Le travail du sol est souvent indispensable car le sol est compacté et la concurrence des graminées ralentit le développement des jeunes plants. Par exemple, le châtaignier est particulièrement sensible au tassement, ce qui peut entraîner le développement d'un pathogène, l'encre. En prairie, la végétation peut être détruite chimiquement au moins sur l'emplacement des futures lignes de plantation qui seront ensuite sous-solées sur sol ressuyé. Ces deux techniques peuvent être couplées avec le paillage.
Des aides de l'Agence de l'eau
« Le boisement de terres agricoles peut participer à la lutte contre le ruissellement et à l'épuration des eaux. Les eaux forestières ont une teneur nitrate en général inférieure à 5 mg/l. Il faut également préciser que le montant de la location d'une chasse dans un bois est beaucoup plus élevé que pour des terres agricoles. Il est cependant soumis à l'impôt sur le revenu. On peut augmenter le plan de chasse qui est calculé sur trois fois la surface reboisée durant 5 ans, c'est le bonus à la plantation », précise Cyril Retout, technicien forestier au centre régional de la propriété forestière de Normandie qui rappelle que l'agence de l'eau a subventionné certains boisements de terres agricoles à hauteur de 70 % du coût. Toute la Seine-Maritime est éligible et le dossier est à monter avec le syndicat de bassin versant. Il est également possible d'avoir une réduction d'impôt sur les travaux forestiers sous certaines conditions (Defi forêt).

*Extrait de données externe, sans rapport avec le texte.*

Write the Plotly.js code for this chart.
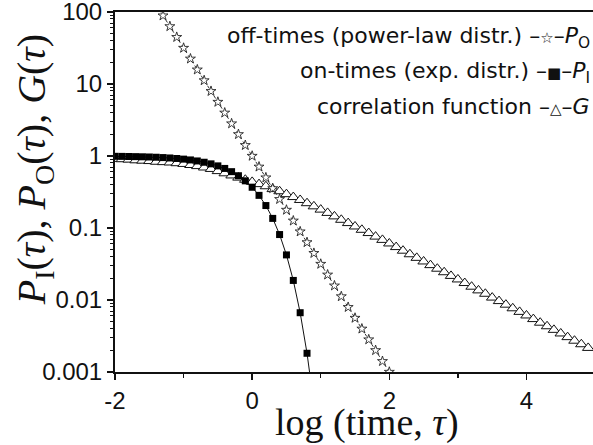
<!DOCTYPE html>
<html>
<head>
<meta charset="utf-8">
<script src="https://cdn.plot.ly/plotly-3.0.1.min.js"></script>
<style>html,body{margin:0;padding:0;background:#fff;}#chart{width:593px;height:445px;}</style>
</head>
<body>
<div id="chart"></div>
<script>
// log10(time) positions
const xOff = [-1.4,-1.3,-1.2,-1.1,-1.0,-0.9,-0.8,-0.7,-0.6,-0.5,-0.4,-0.3,-0.2,-0.1,0.0,0.1,0.2,0.3,0.4,0.5,0.6,0.7,0.8,0.9,1.0,1.1,1.2,1.3,1.4,1.5,1.6,1.7,1.8,1.9,2.0,2.1];
const offTimes = [125.9,89.1,63.1,44.7,31.6,22.4,15.8,11.2,7.94,5.62,3.98,2.82,2.00,1.41,1.00,0.708,0.501,0.355,0.251,0.178,0.126,0.0891,0.0631,0.0447,0.0316,0.0224,0.0158,0.0112,0.00794,0.00562,0.00398,0.00282,0.00200,0.00141,0.00100,0.000708];

const xOn = [-2.0,-1.9,-1.8,-1.7,-1.6,-1.5,-1.4,-1.3,-1.2,-1.1,-1.0,-0.9,-0.8,-0.7,-0.6,-0.5,-0.4,-0.3,-0.2,-0.1,0.0,0.1,0.2,0.3,0.4,0.5,0.6,0.7,0.8,0.9];
const onTimes = [0.990,0.9875,0.984,0.980,0.975,0.969,0.961,0.951,0.939,0.924,0.905,0.882,0.854,0.819,0.778,0.729,0.672,0.606,0.532,0.452,0.368,0.284,0.205,0.136,0.0811,0.0423,0.0187,0.00666,0.00182,0.000356];

const xCorr = [-2.0,-1.9,-1.8,-1.7,-1.6,-1.5,-1.4,-1.3,-1.2,-1.1,-1.0,-0.9,-0.8,-0.7,-0.6,-0.5,-0.4,-0.3,-0.2,-0.1,0.0,0.1,0.2,0.3,0.4,0.5,0.6,0.7,0.8,0.9,1.0,1.1,1.2,1.3,1.4,1.5,1.6,1.7,1.8,1.9,2.0,2.1,2.2,2.3,2.4,2.5,2.6,2.7,2.8,2.9,3.0,3.1,3.2,3.3,3.4,3.5,3.6,3.7,3.8,3.9,4.0,4.1,4.2,4.3,4.4,4.5,4.6,4.7,4.8,4.9];
const corrFunc = [0.912,0.902,0.891,0.871,0.861,0.851,0.832,0.822,0.813,0.794,0.776,0.750,0.724,0.692,0.661,0.617,0.575,0.537,0.501,0.468,0.437,0.407,0.380,0.347,0.324,0.295,0.269,0.245,0.221,0.200,0.180,0.162,0.145,0.130,0.117,0.105,0.0944,0.0851,0.0759,0.0684,0.0610,0.0543,0.0484,0.0432,0.0385,0.0343,0.0305,0.0272,0.0243,0.0216,0.0193,0.0172,0.0153,0.0136,0.0122,0.0108,0.00966,0.00861,0.00767,0.00684,0.00610,0.00543,0.00484,0.00432,0.00385,0.00343,0.00305,0.00272,0.00243,0.00216];

const xTickVals = [-2, 0, 2, 4];
const xTickText = ["-2", "0", "2", "4"];
const yTickVals = [0.001, 0.01, 0.1, 1, 10, 100];
const yTickText = ["0.001", "0.01", "0.1", "1", "10", "100"];

const legendLines = [
  "off-times (power-law distr.) –<span style=\"font-size:15px\">☆</span>–<i>P</i><sub>O</sub>",
  "on-times (exp. distr.) –<span style=\"font-size:15px\">■</span>–<i>P</i><sub>I</sub>",
  "correlation function –<span style=\"font-size:15px\">△</span>–<i>G</i>"
];

const traces = [
  {x: xCorr, y: corrFunc, mode: 'lines+markers', type: 'scatter',
   line: {color: '#555', width: 1},
   marker: {symbol: 'triangle-up', size: 10, color: '#fff', line: {color: '#111', width: 1}}},
  {x: xOn, y: onTimes, mode: 'lines+markers', type: 'scatter',
   line: {color: '#111', width: 1},
   marker: {symbol: 'square', size: 7, color: '#000', line: {color: '#000', width: 0}}},
  {x: xOff, y: offTimes, mode: 'lines+markers', type: 'scatter',
   line: {color: '#333', width: 1, dash: 'dot'},
   marker: {symbol: 'star', size: 7.5, color: '#fff', line: {color: '#222', width: 0.9}}}
];

const layout = {
  width: 593, height: 445,
  margin: {l: 115, r: 0, t: 12, b: 73},
  paper_bgcolor: '#fff', plot_bgcolor: '#fff',
  showlegend: false,
  font: {family: 'Liberation Sans, Arial, sans-serif', size: 24, color: '#111'},
  xaxis: {
    range: [-2, 4.97], showgrid: false, zeroline: false,
    showline: true, linecolor: '#111', linewidth: 2, mirror: true,
    ticks: 'outside', ticklen: 6, tickwidth: 1.5, tickcolor: '#111',
    tickmode: 'array', tickvals: xTickVals, ticktext: xTickText,
    minor: {dtick: 1, ticks: 'outside', ticklen: 4, tickcolor: '#111', tickwidth: 1.5},
    tickfont: {size: 24}, ticklabeloverflow: 'allow'
  },
  yaxis: {
    type: 'log', range: [-3, 2], showgrid: false, zeroline: false,
    showline: true, linecolor: '#111', linewidth: 2,
    ticks: 'outside', ticklen: 6, tickwidth: 1.5, tickcolor: '#111',
    tickmode: 'array', tickvals: yTickVals, ticktext: yTickText,
    minor: {dtick: 'D1', ticks: 'outside', ticklen: 3, tickcolor: '#111', tickwidth: 1},
    tickfont: {size: 24}, ticklabeloverflow: 'allow'
  },
  annotations: [
    {xref: 'paper', yref: 'paper', x: 0.527, y: -0.141, xanchor: 'center', yanchor: 'middle',
     showarrow: false, text: 'log (time, <i>τ</i>)',
     font: {family: 'Liberation Serif, Times New Roman, serif', size: 38, color: '#111'}},
    {xref: 'paper', yref: 'paper', x: -0.169, y: 0.561, xanchor: 'center', yanchor: 'middle',
     showarrow: false, textangle: -90,
     text: '<i>P</i><sub>I</sub>(<i>τ</i>), <i>P</i><sub>O</sub>(<i>τ</i>), <i>G</i>(<i>τ</i>)',
     font: {family: 'Liberation Serif, Times New Roman, serif', size: 40, color: '#111'}},
    {xref: 'paper', yref: 'paper', x: 0.998, y: (372-38)/360, xanchor: 'right', yanchor: 'middle',
     showarrow: false, text: legendLines[0],
     font: {family: 'DejaVu Sans, sans-serif', size: 22, color: '#111'}},
    {xref: 'paper', yref: 'paper', x: 0.998, y: (372-73)/360, xanchor: 'right', yanchor: 'middle',
     showarrow: false, text: legendLines[1],
     font: {family: 'DejaVu Sans, sans-serif', size: 22, color: '#111'}},
    {xref: 'paper', yref: 'paper', x: 0.998, y: (372-107)/360, xanchor: 'right', yanchor: 'middle',
     showarrow: false, text: legendLines[2],
     font: {family: 'DejaVu Sans, sans-serif', size: 22, color: '#111'}}
  ]
};

Plotly.newPlot('chart', traces, layout, {staticPlot: true, displayModeBar: false});
</script>
</body>
</html>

« L'agriculteur doit consulter le règlement s'il est dans un périmètre de captage d'eau. Il doit également se renseigner sur diverses réglementations (Natura 2000, site naturel classé, périmètre de protection d'un monument historique). Le CRPF peut renseigner les propriétaires sur les règlementations en vigueur. »
Enfin, depuis 2017, les premiers boisements d'une surface supérieure à 0,5 ha font l'objet d'une demande d'examen au cas par cas auprès de la Dréal. S'il n'y a pas de réponse sous 35 jours, une étude d'impact doit alors être réalisée.
Le Centre régional de propriété forestière peut vous renseigner pour votre projet de boisement au 02 35 12 25 80 ou se connecter au site
Zoom
Chez Patrick de Montfort, neuf essences ont été plantées avec un mélange d'essences objectif (hêtre, chêne sessile, chêne rouge, merisier, érable sycomore, châtaignier, frêne) et d'essences d'accompagnement pour le gainage (aulne et charme). Une petite éclaircie a déjà été réalisée sur la parcelle qui a 22 ans et une nouvelle coupe est prochainement programmée afin de récolter du bois de chauffage. Les arbres pourront être vendus en bois d'oeuvre quand leur diamètre atteindra les 35cm. La vente de bois n'est pas soumise à l'impôt sur le revenu.